Print the lines from the one that contains "Reproduce this chart with Plotly." to the one that contains "y_ticks = [0, 10000, 20000, 30000, 40000, 50000]", inclusive, exactly as they appear, and please drop any pictures.

____ DATA LINES

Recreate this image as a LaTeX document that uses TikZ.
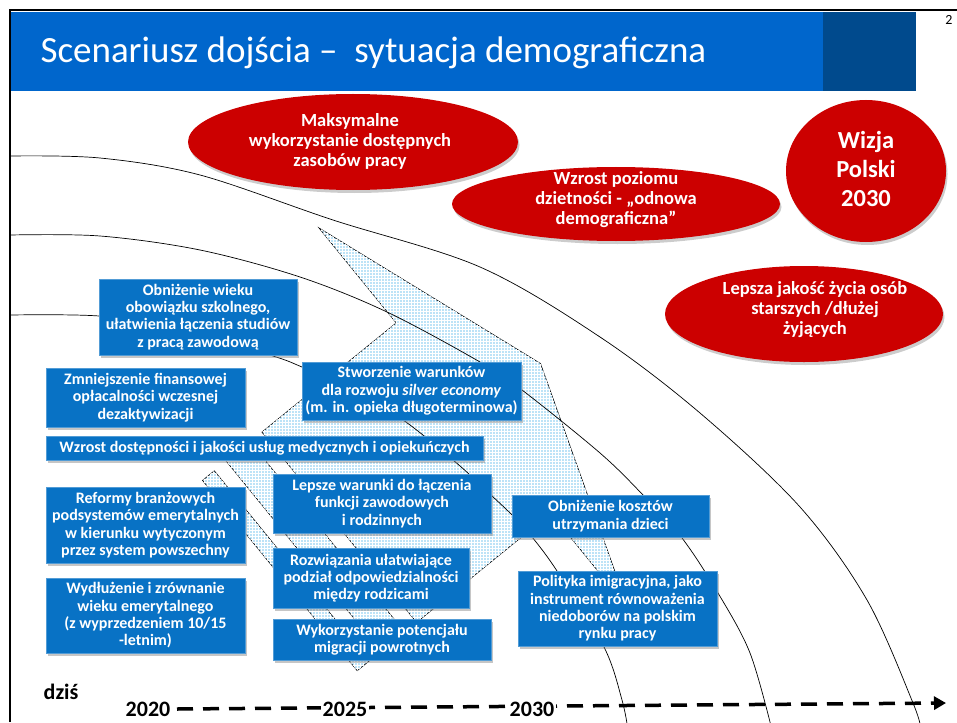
\documentclass[tikz,border=0pt]{standalone}
\usepackage{fontspec}
\setmainfont{Carlito}
\usepackage{tikz}
\usetikzlibrary{arrows.meta,shadows,patterns}
\definecolor{tytul}{HTML}{0066CC}
\definecolor{tytulciemny}{HTML}{004A8D}
\definecolor{niebieski}{HTML}{0872C5}
\definecolor{czerwony}{HTML}{CC0000}
\definecolor{jasny}{HTML}{BDE3F7}
\newcommand{\fblok}{\bfseries\fontsize{16}{17.3}\selectfont}
\newcommand{\felipsa}{\bfseries\fontsize{18.5}{20}\selectfont}
\newcommand{\frok}{\bfseries\fontsize{22}{24}\selectfont}
\tikzset{
  blok/.style={draw=white!30!niebieski, fill=niebieski, line width=0.6pt, text=white, font=\fblok, align=center, inner sep=0pt, drop shadow={shadow xshift=2pt, shadow yshift=-2.5pt, opacity=0.45}},
  elipsa/.style={fill=czerwony, drop shadow={shadow xshift=1.5pt, shadow yshift=-3pt, opacity=0.4}},
  eltekst/.style={text=white, font=\felipsa, align=center},
  luk/.style={draw=black, line width=0.7pt},
  pasek/.style={draw=black, line width=0.6pt, fill=jasny, postaction={pattern=grid, pattern color=white, fill opacity=0.3}},
  osczasu/.style={draw=black, line width=3.5pt, dash pattern=on 16pt off 10pt, -{Triangle[length=12pt,width=13pt]}},
  rok/.style={font=\frok, text=black, anchor=base, inner xsep=1.5pt, inner ysep=0pt, fill=white},
}

\begin{document}
\begin{tikzpicture}[x=1pt, y=-1pt]
  \useasboundingbox (0,0) rectangle (957,722);
  % naglowek
  \fill[tytul] (10,12) rectangle (916,91);
  \fill[tytulciemny] (823,12) rectangle (916,91);
  \node[anchor=base west, text=white, font=\fontsize{37}{40}\selectfont] (tytul) at (37,63) {Scenariusz dojścia –\ \ sytuacja demograficzna};
  \node[anchor=base east, font=\fontsize{14}{16}\selectfont] (strona) at (956,25) {2};
  \draw[line width=2.5pt] (10,722) -- (10,10) -- (957,10);

  % strzalka w tle
  \path[pasek] (540.5,363.5) -- (318.9,227.9) -- (396.2,322.9) -- (261.9,432.1)
    -- (416.6,622.4) -- (550.9,513.2) -- (628.1,608.2) -- cycle;
  \path[pasek] (226.2,461.1) -- (250.0,441.8) -- (404.7,632.1) -- (380.9,651.4) -- cycle;
  \path[pasek] (202.5,480.4) -- (214.3,470.8) -- (369.1,661.1) -- (357.2,670.7) -- cycle;

  % luki
  \draw[luk] plot[smooth, tension=0.55] coordinates {(10,156) (100,158) (200,175) (333,220) (480,267) (600,337) (700,413) (800,507) (867,600) (913,703) (921,730)};
  \draw[luk] plot[smooth, tension=0.55] coordinates {(10,235) (100,236) (200,250) (300,277) (387,312) (480,362) (522,390) (600,453) (643,495) (682,538) (718,593) (750,653) (772,730)};
  \draw[luk] plot[smooth, tension=0.55] coordinates {(10,315) (99,316) (180,328) (273,356) (302,367) (360,392) (410,425) (460,466) (491,495) (512,515) (532,537) (557,571) (604,647) (622,700) (628,730)};

  % bloki
  \node[blok, minimum width=198pt, minimum height=76pt] (szkola) at (198,317) {Obniżenie wieku\\obowiązku szkolnego,\\ułatwienia łączenia studiów\\z pracą zawodową};
  \node[blok, minimum width=199pt, minimum height=59pt] (dezakt) at (145.5,397.5) {Zmniejszenie finansowej\\opłacalności wczesnej\\dezaktywizacji};
  \node[blok, minimum width=437pt, minimum height=24pt] (uslugi) at (264.5,448) {Wzrost dostępności i jakości usług medycznych i opiekuńczych};
  \node[blok, minimum width=219pt, minimum height=58pt] (silver) at (411.5,391) {Stworzenie warunków\\dla rozwoju \textit{silver economy}\\(m. in. opieka długoterminowa)};
  \node[blok, minimum width=218pt, minimum height=59pt] (rodzina) at (382,503.5) {Lepsze warunki do łączenia\\funkcji zawodowych\\i rodzinnych};
  \node[blok, minimum width=196pt, minimum height=60pt] (rodzice) at (371,578) {Rozwiązania ułatwiające\\podział odpowiedzialności\\między rodzicami};
  \node[blok, minimum width=218pt, minimum height=41pt] (powroty) at (382,639.5) {Wykorzystanie potencjału\\migracji powrotnych};
  \node[blok, minimum width=199pt, minimum height=76pt] (reformy) at (145.5,525) {Reformy branżowych\\podsystemów emerytalnych\\w kierunku wytyczonym\\przez system powszechny};
  \node[blok, minimum width=199pt, minimum height=75pt] (wiek) at (145.5,615.5) {Wydłużenie i zrównanie\\wieku emerytalnego\\(z wyprzedzeniem 10/15\\-letnim)};
  \node[blok, minimum width=197pt, minimum height=42pt] (dzieci) at (610.5,516) {Obniżenie kosztów\\utrzymania dzieci};
  \node[blok, minimum width=199pt, minimum height=75pt] (imigracja) at (617.5,608.5) {Polityka imigracyjna, jako\\instrument równoważenia\\niedoborów na polskim\\rynku pracy};

  % elipsy
  \fill[elipsa] (353,142) ellipse [x radius=165pt, y radius=48pt];
  \node[eltekst] (zasoby) at (350,141) {Maksymalne\\wykorzystanie dostępnych\\zasobów pracy};
  \fill[elipsa] (616,204) ellipse [x radius=164pt, y radius=37pt];
  \node[eltekst] (dzietnosc) at (616,200) {Wzrost poziomu\\dzietności - „odnowa\\demograficzna”};
  \fill[elipsa] (866,171) ellipse [x radius=80pt, y radius=71pt];
  \node[eltekst, font=\bfseries\fontsize{24.5}{29}\selectfont] (wizja) at (866,169) {Wizja\\Polski\\2030};
  \fill[elipsa] (804,314) ellipse [x radius=139pt, y radius=48pt];
  \node[eltekst] (seniorzy) at (815,310) {Lepsza jakość życia osób\\starszych /dłużej\\żyjących};

  % os czasu
  \coordinate (start) at (177,709);
  \coordinate (koniec) at (946,703);
  \draw[osczasu] (start) -- (koniec);
  \node[rok, anchor=base west] (dzis) at (42,699) {dziś};
  \node[rok] (r2020) at (148,716) {2020};
  \node[rok] (r2025) at (345,716) {2025};
  \node[rok] (r2030) at (532,716) {2030};
\end{tikzpicture}
\end{document}
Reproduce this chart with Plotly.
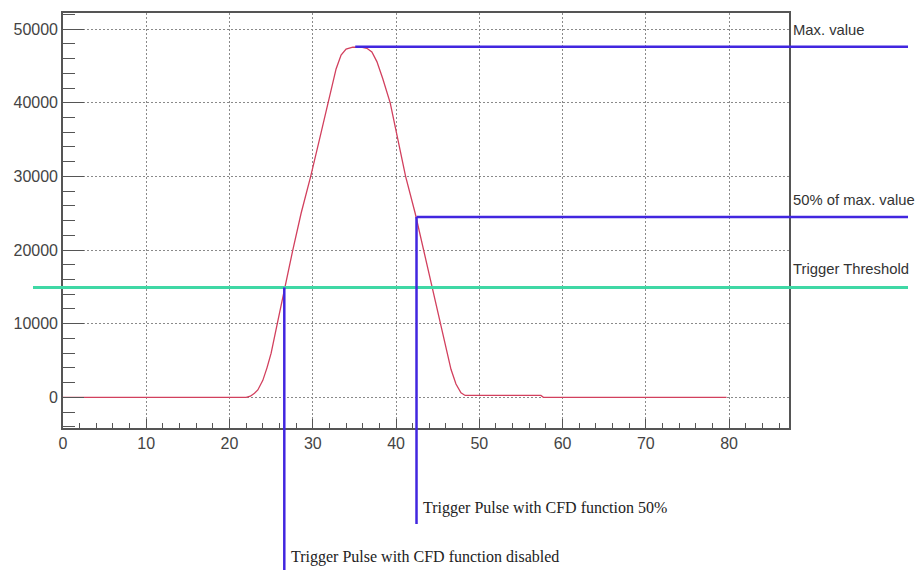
import plotly.graph_objects as go

# ---- data ----
time_ns = [0, 5, 10, 15, 20, 22.0, 22.5, 23.0, 23.4, 24.0, 24.5, 25.0, 25.7, 26.6,
           27.6, 28.6, 29.75, 30.8, 31.85, 32.8, 33.4, 34.0, 34.8, 35.8, 36.5,
           37.1, 37.7, 38.4, 39.3, 40.2, 41.15, 42.3, 43.3, 44.3, 45.3, 46.0, 46.6,
           47.2, 47.8, 48.3, 50, 55, 57.4, 57.7, 60, 65, 70, 75, 79.7]
amplitude = [0, 0, 0, 0, 0, 0, 150, 550, 1000, 2300, 4000, 6000, 9800, 14800,
             20000, 25000, 30000, 35000, 40000, 44600, 46500, 47300, 47550, 47550, 47400,
             46900, 45600, 43300, 40000, 35000, 30000, 25000, 20000, 15000, 10000, 6600, 3800,
             1800, 600, 250, 250, 250, 250, 0, 0, 0, 0, 0, 0]

x_ticks = [0, 10, 20, 30, 40, 50, 60, 70, 80]
y_ticks = [0, 10000, 20000, 30000, 40000, 50000]

max_value = 47600
cfd_level = 24500          # 50% of max. value (as drawn)
trigger_threshold = 14900
max_value_x = 35.1         # where the max. value marker starts
cfd50_x = 42.46            # trigger time with CFD 50%
cfd_disabled_x = 26.58     # trigger time with CFD disabled

labels_right = ["Max. value", "50% of max. value", "Trigger Threshold"]
label_cfd50 = "Trigger Pulse with CFD function 50%"
label_disabled = "Trigger Pulse with CFD function disabled"

# ---- layout geometry ----
W, H = 915, 570
ML, MR, MT, MB = 63, 126, 13, 142
XR = [0, 87.2]
YR = [-4170, 52200]
PW = W - ML - MR
PH = H - MT - MB


def xp(v):
    return (v - XR[0]) / (XR[1] - XR[0])


def yp(v):
    return (v - YR[0]) / (YR[1] - YR[0])


def px2xp(px):
    return (px - ML) / PW


def px2yp(py):
    return (H - MB - py) / PH


BLUE = "#4126df"
GREEN = "#3fd8a5"
RED = "#d2405e"

fig = go.Figure()
fig.add_trace(go.Scatter(x=time_ns, y=amplitude, mode="lines",
                         line=dict(color=RED, width=1.3), showlegend=False,
                         hoverinfo="skip"))

right_end = px2xp(908)
shapes = [
    dict(type="line", xref="paper", yref="paper", x0=xp(max_value_x), x1=right_end,
         y0=yp(max_value), y1=yp(max_value), line=dict(color=BLUE, width=2.5)),
    dict(type="line", xref="paper", yref="paper", x0=xp(cfd50_x), x1=right_end,
         y0=yp(cfd_level), y1=yp(cfd_level), line=dict(color=BLUE, width=2.5)),
    dict(type="line", xref="paper", yref="paper", x0=px2xp(33), x1=right_end,
         y0=yp(trigger_threshold), y1=yp(trigger_threshold), line=dict(color=GREEN, width=3)),
    dict(type="line", xref="paper", yref="paper", x0=xp(cfd50_x), x1=xp(cfd50_x),
         y0=yp(cfd_level), y1=px2yp(524), line=dict(color=BLUE, width=2.5)),
    dict(type="line", xref="paper", yref="paper", x0=xp(cfd_disabled_x), x1=xp(cfd_disabled_x),
         y0=yp(trigger_threshold), y1=px2yp(575), line=dict(color=BLUE, width=2.5)),
]

sans = dict(family="Liberation Sans, Arial, sans-serif", size=14.8, color="#333333")
serif = dict(family="Liberation Serif, Times New Roman, serif", size=16, color="#222222")
annotations = []
for txt, yv, ys in zip(labels_right, [max_value, cfd_level, trigger_threshold], [17, 17, 19]):
    annotations.append(dict(text=txt, xref="paper", yref="paper", x=px2xp(791), y=yp(yv),
                            yshift=ys, xanchor="left", yanchor="middle", showarrow=False,
                            font=sans))
annotations.append(dict(text=label_cfd50, xref="paper", yref="paper", x=xp(cfd50_x), xshift=4,
                        y=px2yp(508), xanchor="left", yanchor="middle", showarrow=False,
                        font=serif))
annotations.append(dict(text=label_disabled, xref="paper", yref="paper", x=xp(cfd_disabled_x),
                        xshift=5, y=px2yp(557), xanchor="left", yanchor="middle",
                        showarrow=False, font=serif))

axis_common = dict(showline=True, mirror=True, linecolor="#555555", linewidth=1.6,
                   showgrid=True, gridcolor="#8a8a8a", griddash="2px,2px", gridwidth=1,
                   zeroline=False, ticks="inside", tickcolor="#555555", tickwidth=1.3,
                   tickfont=dict(family="Liberation Sans, Arial, sans-serif", size=16,
                                 color="#444444"))

fig.update_layout(
    width=W, height=H,
    margin=dict(l=ML, r=MR, t=MT, b=MB, pad=0),
    paper_bgcolor="white", plot_bgcolor="white",
    xaxis=dict(range=XR, tickvals=x_ticks, ticklen=9, tickformat="d",
               minor=dict(dtick=2, tick0=0, ticks="inside", ticklen=5, tickcolor="#555555",
                          showgrid=False),
               **axis_common),
    yaxis=dict(range=YR, tickvals=y_ticks, ticklen=21, tickformat="d",
               minor=dict(dtick=2000, tick0=0, ticks="inside", ticklen=12, tickcolor="#555555",
                          showgrid=False),
               **axis_common),
    shapes=shapes,
    annotations=annotations,
)

fig.write_html("out.html")
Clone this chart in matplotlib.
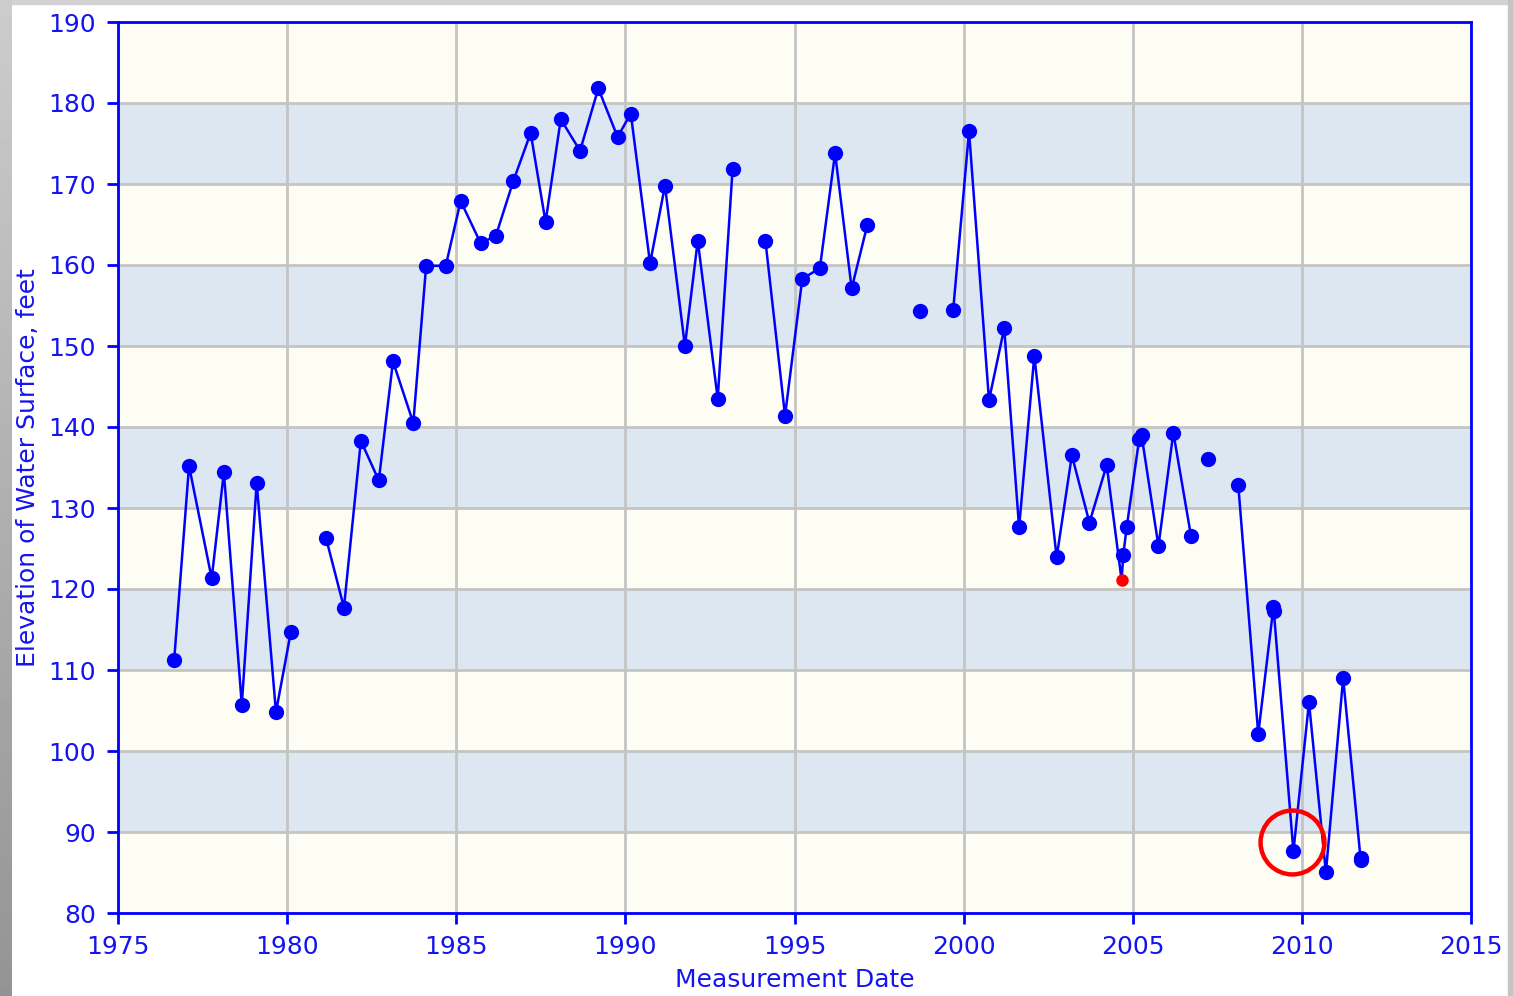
import numpy as np
import matplotlib
matplotlib.use("Agg")
import matplotlib.pyplot as plt
import matplotlib.transforms as mtransforms

# water level measurements (decimal year, feet); nan = gap in record
dates = [1976.66, 1977.10, 1977.77, 1978.13, 1978.66, 1979.10, 1979.67, 1980.11, np.nan,
         1981.15, 1981.68, 1982.18, 1982.71, 1983.13, 1983.73, 1984.11, 1984.69, 1985.13,
         1985.72, 1986.17, 1986.69, 1987.20, 1987.64, 1988.09, 1988.66, 1989.20, 1989.77,
         1990.16, 1990.73, 1991.17, 1991.76, 1992.14, 1992.73, 1993.17, np.nan,
         1994.14, 1994.72, 1995.23, 1995.75, 1996.20, 1996.69, 1997.15, np.nan,
         1998.71, np.nan,
         1999.69, 2000.16, 2000.75, 2001.20, 2001.64, 2002.09, 2002.75, 2003.20, 2003.72,
         2004.23, 2004.67, 2004.72, 2004.82, 2005.19, 2005.26, 2005.76, 2006.20, 2006.72, np.nan,
         2007.23, np.nan,
         2008.12, 2008.71, 2009.16, 2009.17, 2009.75, 2010.21, 2010.71, 2011.22, 2011.74, 2011.76]
levels = [111.2, 135.2, 121.3, 134.4, 105.7, 133.1, 104.8, 114.7, np.nan,
          126.3, 117.7, 138.3, 133.4, 148.1, 140.5, 159.9, 159.9, 167.9,
          162.7, 163.6, 170.4, 176.3, 165.3, 178.0, 174.1, 181.8, 175.8,
          178.7, 160.2, 169.8, 150.0, 163.0, 143.5, 171.9, np.nan,
          163.0, 141.4, 158.3, 159.6, 173.8, 157.1, 164.9, np.nan,
          154.3, np.nan,
          154.4, 176.5, 143.3, 152.2, 127.6, 148.8, 123.9, 136.5, 128.2,
          135.3, 121.1, 124.2, 127.6, 138.5, 139.0, 125.3, 139.3, 126.6, np.nan,
          136.1, np.nan,
          132.8, 102.1, 117.8, 117.3, 87.6, 106.0, 85.0, 109.0, 86.5, 86.8]

flagged_date = 2004.67     # shown in red
highlight_date = 2009.75   # circled

x_ticks = [1975, 1980, 1985, 1990, 1995, 2000, 2005, 2010, 2015]
y_ticks = list(range(80, 191, 10))

BLUE = "#0000ff"
TEXT = "#1414f0"

fig = plt.figure(figsize=(15.13, 9.96), dpi=100)
fig.patch.set_facecolor("white")

# grey frame around the screenshot
left = fig.add_axes([0, 0, 12 / 1513, 1])
grad = np.linspace(0.80, 0.58, 200).reshape(-1, 1)
left.imshow(grad, cmap="gray", vmin=0, vmax=1, aspect="auto")
left.axis("off")
fig.add_artist(plt.Rectangle((0, 1 - 4 / 996), 1, 4 / 996, transform=fig.transFigure,
                             color="#d2d2d2", zorder=0))
fig.add_artist(plt.Rectangle((1 - 5 / 1513, 0), 5 / 1513, 1, transform=fig.transFigure,
                             color="#c4c4c4", zorder=0))

ax = fig.add_axes([118 / 1513, 83 / 996, 1353 / 1513, 891 / 996])
ax.set_facecolor("#fdfdf4")
for lo in range(90, 190, 20):
    ax.axhspan(lo, lo + 10, color="#dce7f1", zorder=0, lw=0)

ax.set_xlim(1975, 2015)
ax.set_ylim(80, 190)
ax.set_xticks(x_ticks)
ax.set_yticks(y_ticks)
ax.grid(True, color="#c4c4c4", lw=2, zorder=1)
ax.set_axisbelow(True)

x = np.array(dates, dtype=float)
y = np.array(levels, dtype=float)
ok = ~np.isnan(x)
red = ok & np.isclose(x, flagged_date)

ax.plot(x, y, "-", color=BLUE, lw=1.8, zorder=3)
ax.plot(x[ok & ~red], y[ok & ~red], "o", color=BLUE, ms=11, mew=0, zorder=4)
ax.plot(x[red], y[red], "o", color="#ff0000", ms=9, mew=0, zorder=5)

hi = ok & np.isclose(x, highlight_date)
shift = mtransforms.offset_copy(ax.transData, fig=fig, x=-1, y=7, units="points")
ax.plot(x[hi], y[hi], "o", ms=46, mfc="none", mec="#ff0000", mew=3.2,
        transform=shift, zorder=6, clip_on=False)

for s in ax.spines.values():
    s.set_color(BLUE)
    s.set_linewidth(2)
ax.tick_params(direction="out", length=8, width=2, color=BLUE, labelcolor=TEXT,
               labelsize=18, pad=8)

ax.set_xlabel("Measurement Date", color=TEXT, fontsize=18, labelpad=6)
ax.set_ylabel("Elevation of Water Surface, feet", color=TEXT, fontsize=18, labelpad=6)

fig.savefig("out.png", dpi=100)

________

* _RESULT FOR THIS TASK_
Reproduce this chart with Plotly.
import plotly.graph_objects as go

# ---- data ----
time_ns = [0, 5, 10, 15, 20, 22.0, 22.5, 23.0, 23.4, 24.0, 24.5, 25.0, 25.7, 26.6,
           27.6, 28.6, 29.75, 30.8, 31.85, 32.8, 33.4, 34.0, 34.8, 35.8, 36.5,
           37.1, 37.7, 38.4, 39.3, 40.2, 41.15, 42.3, 43.3, 44.3, 45.3, 46.0, 46.6,
           47.2, 47.8, 48.3, 50, 55, 57.4, 57.7, 60, 65, 70, 75, 79.7]
amplitude = [0, 0, 0, 0, 0, 0, 150, 550, 1000, 2300, 4000, 6000, 9800, 14800,
             20000, 25000, 30000, 35000, 40000, 44600, 46500, 47300, 47550, 47550, 47400,
             46900, 45600, 43300, 40000, 35000, 30000, 25000, 20000, 15000, 10000, 6600, 3800,
             1800, 600, 250, 250, 250, 250, 0, 0, 0, 0, 0, 0]

x_ticks = [0, 10, 20, 30, 40, 50, 60, 70, 80]
y_ticks = [0, 10000, 20000, 30000, 40000, 50000]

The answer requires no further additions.